女性はSNSで今回の出来事を報告。「安心のために捕まってほしいような、わなを置くことで警戒して山へ逃げてほしいような。複雑な気持ち。とにかくここに働きに来てくれている仲間を危険にさらしたくなかった」と、悩ましい思いを吐露した。
投稿は反響を呼び、「熊のいるところに住んでいます。状況によって駆除は絶対必要なことだと考えています。大切に育てた作物をやられた腹立ちやおつらさ、人的被害がでなかったことの安堵、それでも、罠にかかった熊の末路も思われて、今日合掌されたというご夫婦のお気持ちを思うと涙がでそうです」「殺したい訳でも殺されたい訳でもない。心中さまざまとお辛いですよね」「今年は改めて考えさせられた。農作物が手に入るのって農家さんたちが命がけで守ってくれたおかげなんだなーって。いただきますのありがたみと大切さ」「物ではなくてお互い命ですからね 仕方がないんですよね 手を合わせる心って大事だと思います」など、共感の声が寄せられた。
「動物たちの脅威となるドローン開発」の提案
一方で、「クマがかわいそう」など駆除への批判も聞こえてくる。女性はまだ“答え”を探している途中でもある。
「まだ不勉強な私が言えることはないのですが……。『かわいそう』と思う気持ちは人として大切であるけれども、かわいそうだからこそ、これ以上野生動物を増やさないことが大切かと考えます。野生動物を思いやることができる人ならば、不運にも野生動物により被害に遭った方への思いやりを同時に持っていてほしいと願っています。命懸けで駆除に当たる人たちがいるからこそ生活ができているのであって、感謝することはあっても批判することはあってはならないとも思います。人間がかわいそうだからと逃しても、その思いやりはクマには通じないのではないでしょうか」。言葉を選びながら、自身の考えを教えてくれた。
12月になって冬眠が本格化する時期に入ってきた。「人里へ下りてきたクマは、人里にあるものの味を知り、簡単に手に入れることができて、今や『人間は全く恐くない』と認識しているなと日々感じます。子グマを連れた母グマは、人里を餌場として教えている、とも聞きました。今年はもう12月になるというのに妙に暖かい日もあって、眠れないクマも多いだろうと思います。ドローンやロボットの研究が進んでいる今、人間の代わりに追い払うなど、動物たちの脅威となるドローンなどの開発を進めてほしいなとも思います」。
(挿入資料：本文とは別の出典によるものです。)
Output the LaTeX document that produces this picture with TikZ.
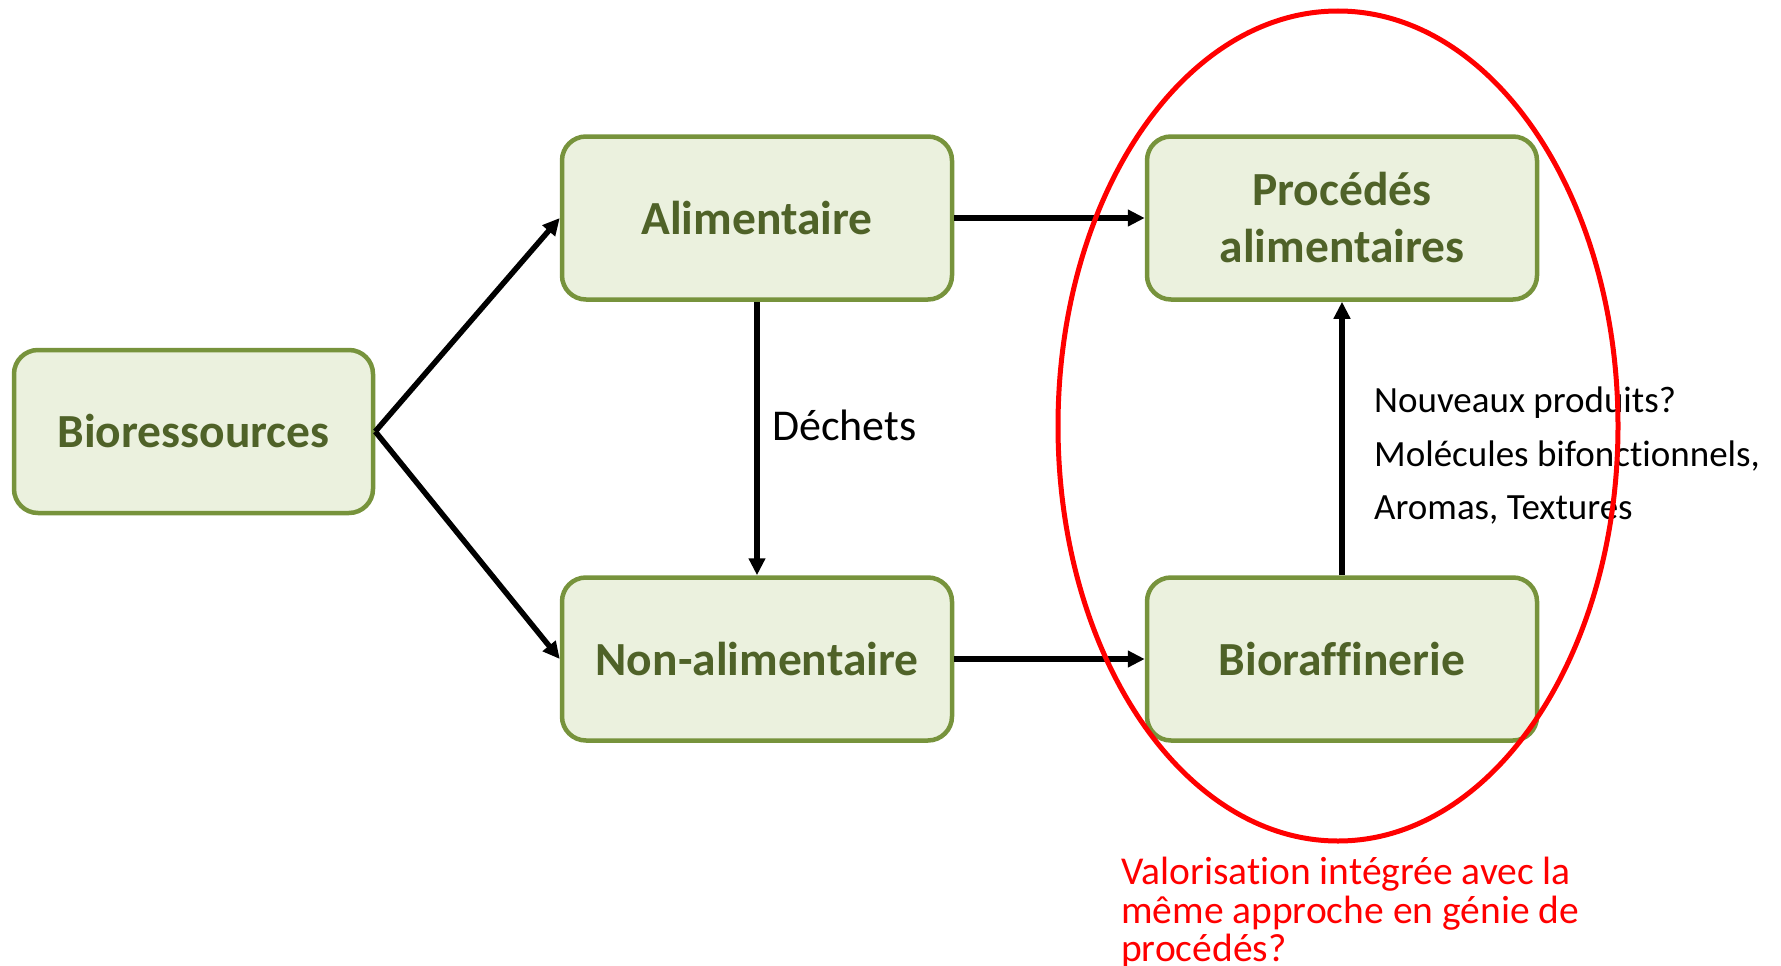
\documentclass[tikz,border=0pt]{standalone}
\usepackage{fontspec}
\setmainfont[Ligatures=NoCommon]{Carlito}
\usetikzlibrary{arrows.meta}
\definecolor{boxfill}{HTML}{EBF1DE}
\definecolor{boxline}{HTML}{77933C}
\definecolor{boxtext}{HTML}{4F6228}
\definecolor{redline}{HTML}{FF0000}
\tikzset{
  box/.style={draw=boxline, fill=boxfill, line width=4.5pt, rounded corners=24pt,
    minimum width=390pt, minimum height=163pt, align=center, text=boxtext,
    font=\fontsize{47.5}{57}\selectfont\bfseries, inner sep=0pt},
  conn/.style={line width=5.5pt, -{Triangle[length=17pt,width=16pt]}},
  note/.style={inner sep=0pt, align=left}
}
\begin{document}
\begin{tikzpicture}[x=1pt,y=-1pt]
\useasboundingbox (0,0) rectangle (1781,966);
\node[box, minimum width=359pt] (bio) at (193.5,431.5) {Bioressources};
\node[box] (alim) at (757,218) {Alimentaire};
\node[box] (nonalim) at (757,659) {Non-alimentaire};
\node[box] (proc) at (1342,218) {Procédés\\alimentaires};
\node[box] (biora) at (1342,659) {Bioraffinerie};
\draw[conn] (bio.east) -- (alim.west);
\draw[conn] (bio.east) -- (nonalim.west);
\draw[conn] (alim.east) -- (proc.west);
\draw[conn] (nonalim.east) -- (biora.west);
\draw[conn] (alim.south) -- (nonalim.north);
\draw[conn] (biora.north) -- (proc.south);
\node[note, anchor=west, font=\fontsize{44}{50}\selectfont] (dechets) at (772,425) {Déchets};
\node[note, anchor=north west, font=\fontsize{37}{53.5}\selectfont] (newprod) at (1374,387)
  {Nouveaux produits?\\Molécules bifonctionnels,\\Aromas, Textures};
\node[note, anchor=north west, text=redline, font=\fontsize{39.5}{38.5}\selectfont] (valor) at (1121,857)
  {Valorisation intégrée avec la\\même approche en génie de\\procédés?};
\draw[redline, line width=5pt] (1338,426) ellipse [x radius=280pt, y radius=415pt];
\end{tikzpicture}
\end{document}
今年の冬に、一抹の不安がよぎる。
自然の恵みに感謝し、果樹を育て、守り続ける。クマの命に思いをはせながら、山についても学びを深めていく。女性は「駆除の話だけでなく、誰もやりたがらないような仕事を誰かが担ってくれていることで、間接的に自分の生活が支えられていることを、未来を生きていく子どもたちに優しい言葉で伝えられる大人でありたいと自分は考えます。まだ私は山で何が起きているのかを正確には分かっていません。人里と山の境界で仕事をする者として、今後はもっと勉強をして正しい発信ができるようになりたいと感じています」と結んだ。